We see a notable trend of sellers demanding that the transaction documents include specific protection against regulatory risks associated with the Chinese buyer. As part of this trend we see sellers increasingly demanding that the buyer pay a break fee if the transaction cannot close due to a failure to obtain certain regulatory clearances, especially a rise in break fees linked to CFIUS clearance. Although “hell or high water” covenants, which are commonly seen in relation to merger clearance, are also regularly agreed for CFIUS approval, the seller may not consider such a covenant sufficient protection against the risk that CFIUS clearance is not obtained. This is because CFIUS – contrary to competition authorities – usually does not provide clear guidance on what mitigation measures may make the transaction more acceptable. The seller will therefore be more comfortable with having a break fee in place in addition to the buyer’s “hell or high water” obligation.
Next to break fees linked to a CFIUS clearance closing condition, we have also seen specific break fees for a failure to obtain certain PRC regulatory approvals or a failure by the buyer to proceed with closing after all closing conditions have been fulfilled. At the moment there does not yet seem to be a standard market practice in Europe for determining the appropriate amount of the break fee. We have seen break fees ranging from 3% to 10% of the deal value.
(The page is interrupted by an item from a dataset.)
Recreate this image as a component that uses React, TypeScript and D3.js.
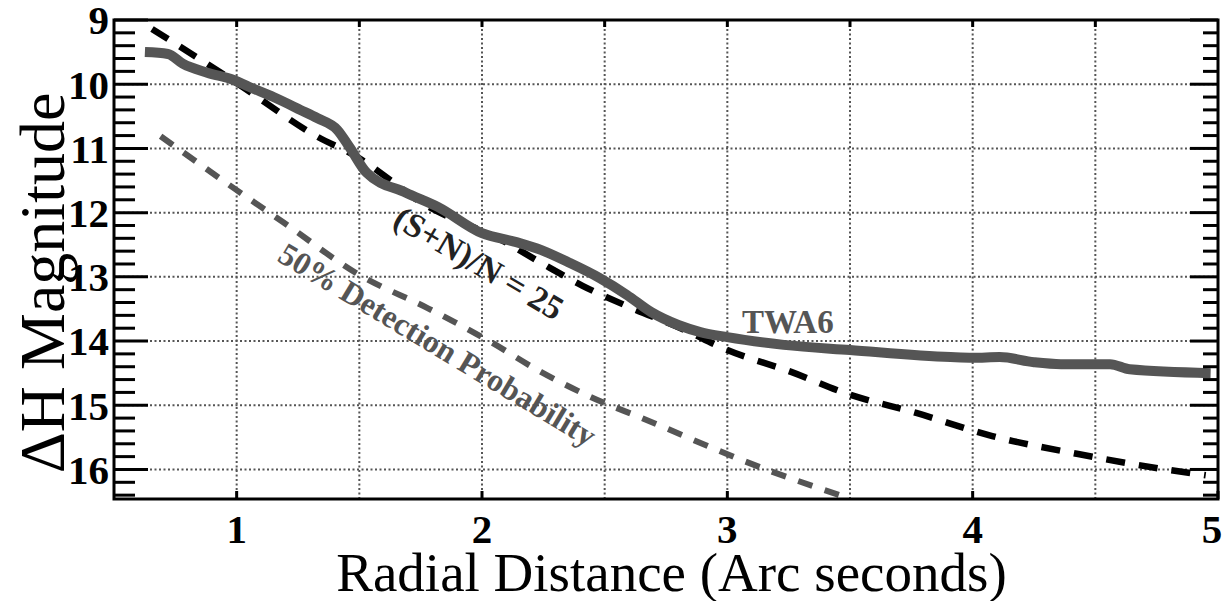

Sellers are increasingly demanding escrow arrangements, bank guarantees or letters of credit from banks outside China to secure break fee payments and other types of penalties or compensation payments. The additional protection is spurred by the risk of non-enforceability against the Chinese buyer, as well as by the current difficulties Chinese parties face to get money out of China. In certain deals, the seller has required non-refundable payments into a bank account outside China, sometimes even before the Chinese party is allowed to commence due diligence.
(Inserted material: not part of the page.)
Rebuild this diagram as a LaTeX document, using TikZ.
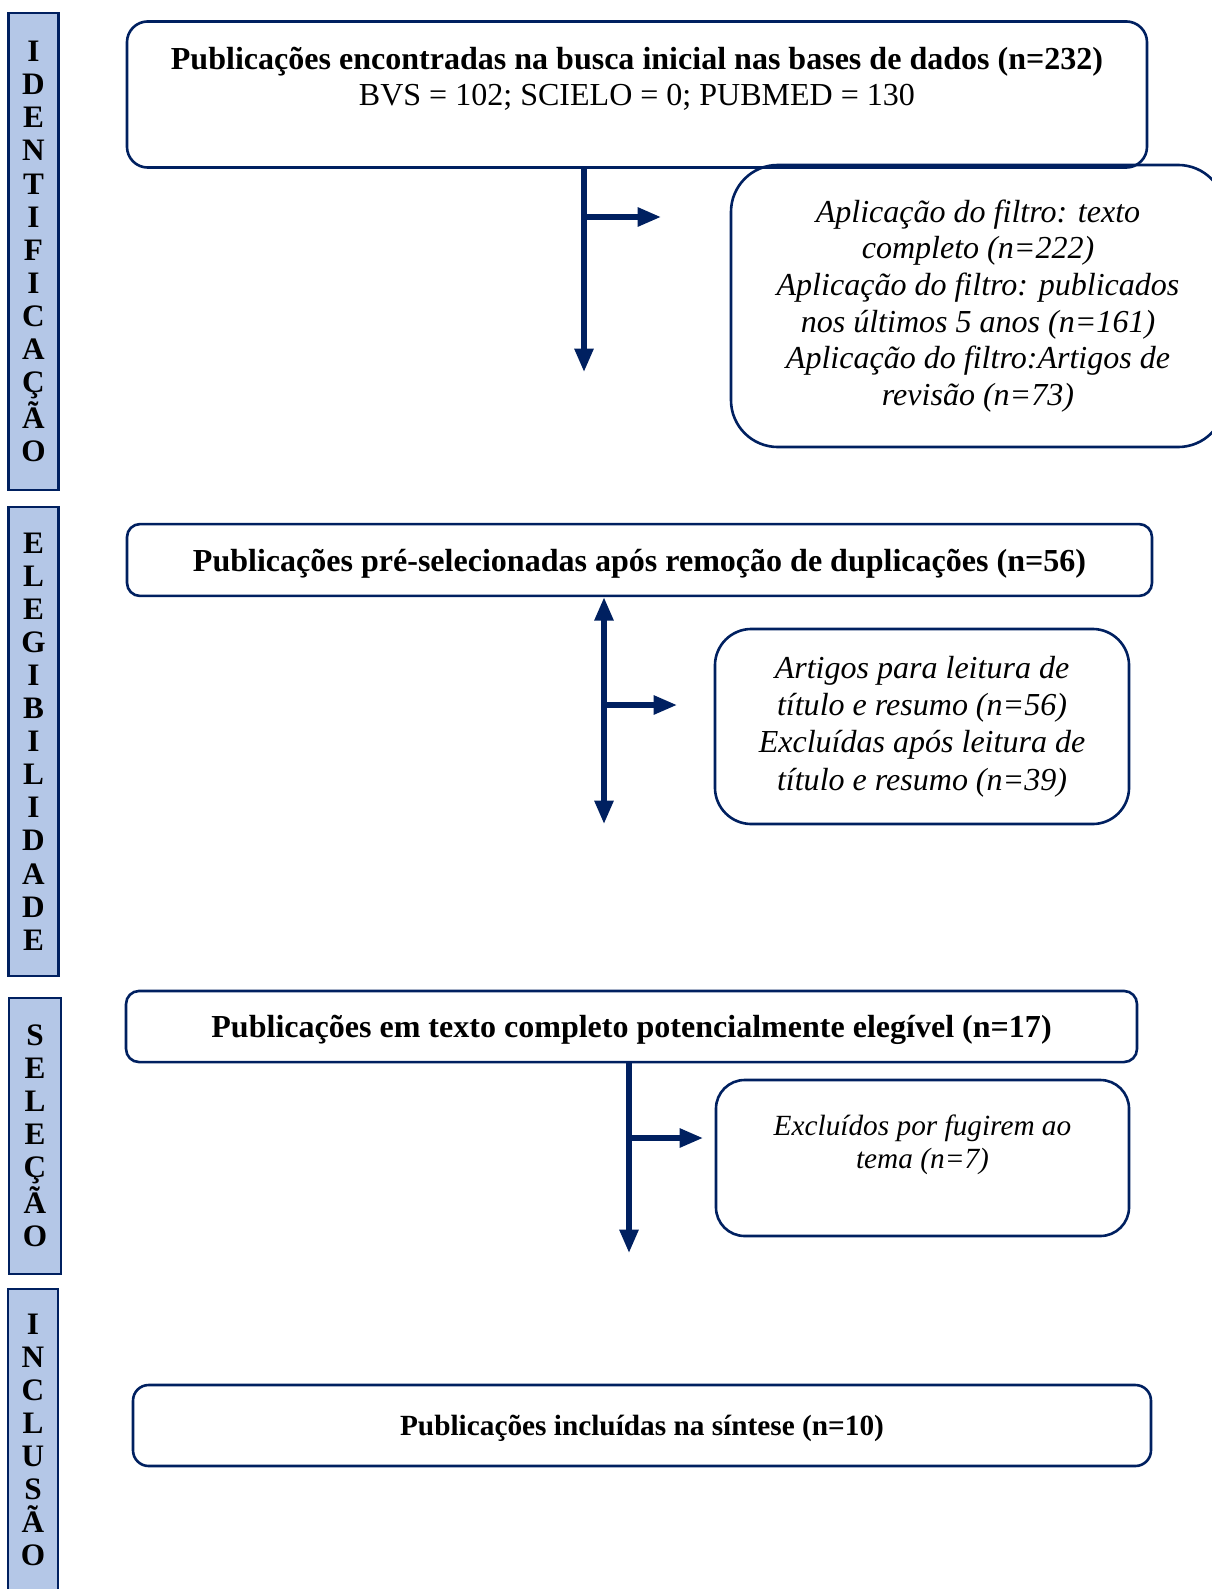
\documentclass[tikz,border=0pt]{standalone}
\usepackage{fontspec}
\setmainfont{Liberation Serif}
\usepackage{tikz}
\usetikzlibrary{arrows.meta,positioning}
\definecolor{Navy}{HTML}{002060}
\definecolor{SoftBlue}{HTML}{B4C7E7}

\begin{document}
\begin{tikzpicture}[x=0.384pt,y=-0.384pt,
  stage/.style={draw=Navy,line width=1pt,fill=SoftBlue,minimum width=19.2pt,inner sep=0pt,align=center,font=\bfseries\fontsize{12}{12.7}\selectfont},
  mainbox/.style={draw=Navy,line width=1pt,inner sep=0pt,align=center,font=\fontsize{12.3}{13.8}\selectfont},
  notebox/.style={draw=Navy,line width=1pt,inner sep=0pt,align=center,font=\itshape\fontsize{12.3}{14.1}\selectfont},
  flow/.style={Navy,line width=2pt,-{Triangle[length=9pt,width=7pt]}},
  flowboth/.style={Navy,line width=2pt,{Triangle[length=9pt,width=7pt]}-{Triangle[length=9pt,width=7pt]}}]
  \useasboundingbox (0,0) rectangle (1211,1589);
  \node[stage,minimum height=183.2pt] (identif) at (33.5,251.5) {I\\D\\E\\N\\T\\I\\F\\I\\C\\A\\Ç\\Ã\\O};
  \node[stage,minimum height=180.1pt] (elegib) at (33.5,741.5) {E\\L\\E\\G\\I\\B\\I\\L\\I\\D\\A\\D\\E};
  \node[stage,minimum height=106pt,minimum width=20pt] (selec) at (35,1136) {S\\E\\L\\E\\Ç\\Ã\\O};
  \node[stage,minimum height=116pt] (inclus) at (33,1440) {I\\N\\C\\L\\U\\S\\Ã\\O};
  \node[mainbox,rounded corners=8pt,minimum width=391.7pt,minimum height=56.1pt] (busca) at (637,94.5)
  {\textbf{Publicações encontradas na busca inicial nas bases de dados (n=232)}\\BVS = 102; SCIELO = 0; PUBMED = 130\\~};
  \node[notebox,rounded corners=18pt,minimum width=189.7pt,minimum height=108.3pt] (filtros) at (978,306)
  {Aplicação do filtro: texto\\completo (n=222)\\Aplicação do filtro: publicados\\nos últimos 5 anos (n=161)\\Aplicação do filtro:Artigos de\\revisão (n=73)};
  \node[mainbox,rounded corners=5pt,minimum width=393.6pt,minimum height=27.6pt,text depth=0pt,font=\bfseries\fontsize{12.3}{13.8}\selectfont] (presel) at (639.5,560)
  {Publicações pré-selecionadas após remoção de duplicações (n=56)};
  \node[notebox,rounded corners=14pt,minimum width=159pt,minimum height=74.9pt,font=\itshape\fontsize{12.3}{14.3}\selectfont] (leitura) at (922,726.5)
  {Artigos para leitura de\\título e resumo (n=56)\\Excluídas após leitura de\\título e resumo (n=39)};
  \node[mainbox,rounded corners=5pt,minimum width=388.2pt,minimum height=27.3pt,text depth=0pt,font=\bfseries\fontsize{12.3}{13.8}\selectfont] (elegivel) at (631.5,1026.5)
  {Publicações em texto completo potencialmente elegível (n=17)};
  \node[notebox,rounded corners=11pt,minimum width=158.6pt,minimum height=59.9pt,font=\itshape\fontsize{11.25}{12.7}\selectfont] (tema) at (922.5,1158)
  {Excluídos por fugirem ao\\tema (n=7)\\~};
  \node[mainbox,rounded corners=6pt,minimum width=390.9pt,minimum height=31.1pt,text depth=0pt,font=\bfseries\fontsize{11.25}{12.7}\selectfont] (sintese) at (642,1425.5)
  {Publicações incluídas na síntese (n=10)};
  \coordinate (down1) at (584,372);
  \coordinate (side1) at (661,217);
  \coordinate (down2) at (604,824);
  \coordinate (side2) at (677,705);
  \coordinate (down3) at (629,1253);
  \coordinate (side3) at (703,1138);
  \draw[flow] (busca.south -| down1) -- (down1);
  \draw[flow] (side1 -| down1) -- (side1);
  \draw[flowboth] (presel.south -| down2) -- (down2);
  \draw[flow] (side2 -| down2) -- (side2);
  \draw[flow] (elegivel.south -| down3) -- (down3);
  \draw[flow] (side3 -| down3) -- (side3);
\end{tikzpicture}
\end{document}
A new product that seems to be developing is insurance for payment of break fees, specifically related to break fees for CFIUS risks. Although premiums are still rather high, this may be an interesting alternative to escrow, bank guarantees or letters of credit from non-Chinese banks to secure break fee payments, especially if these instruments are not available to the Chinese buyer due to its inability to transfer funds out of China or its lack of assets outside China that can be used as security for the bank. Insurers will require a “hell or high water” covenant from the buyer to agree to any mitigation measures requested by CFIUS as a condition to providing the insurance.
Even though Chinese buyers are faced with specific challenges in doing investments in Europe, there are ways to navigate these challenges and reach agreement on deal terms acceptable to both seller and buyer. Whether you are on the selling or on the buying side, early engagement of advisors with experience in cross-border M&A involving Chinese buyers will contribute to a successful signing and, ultimately, closing of the deal.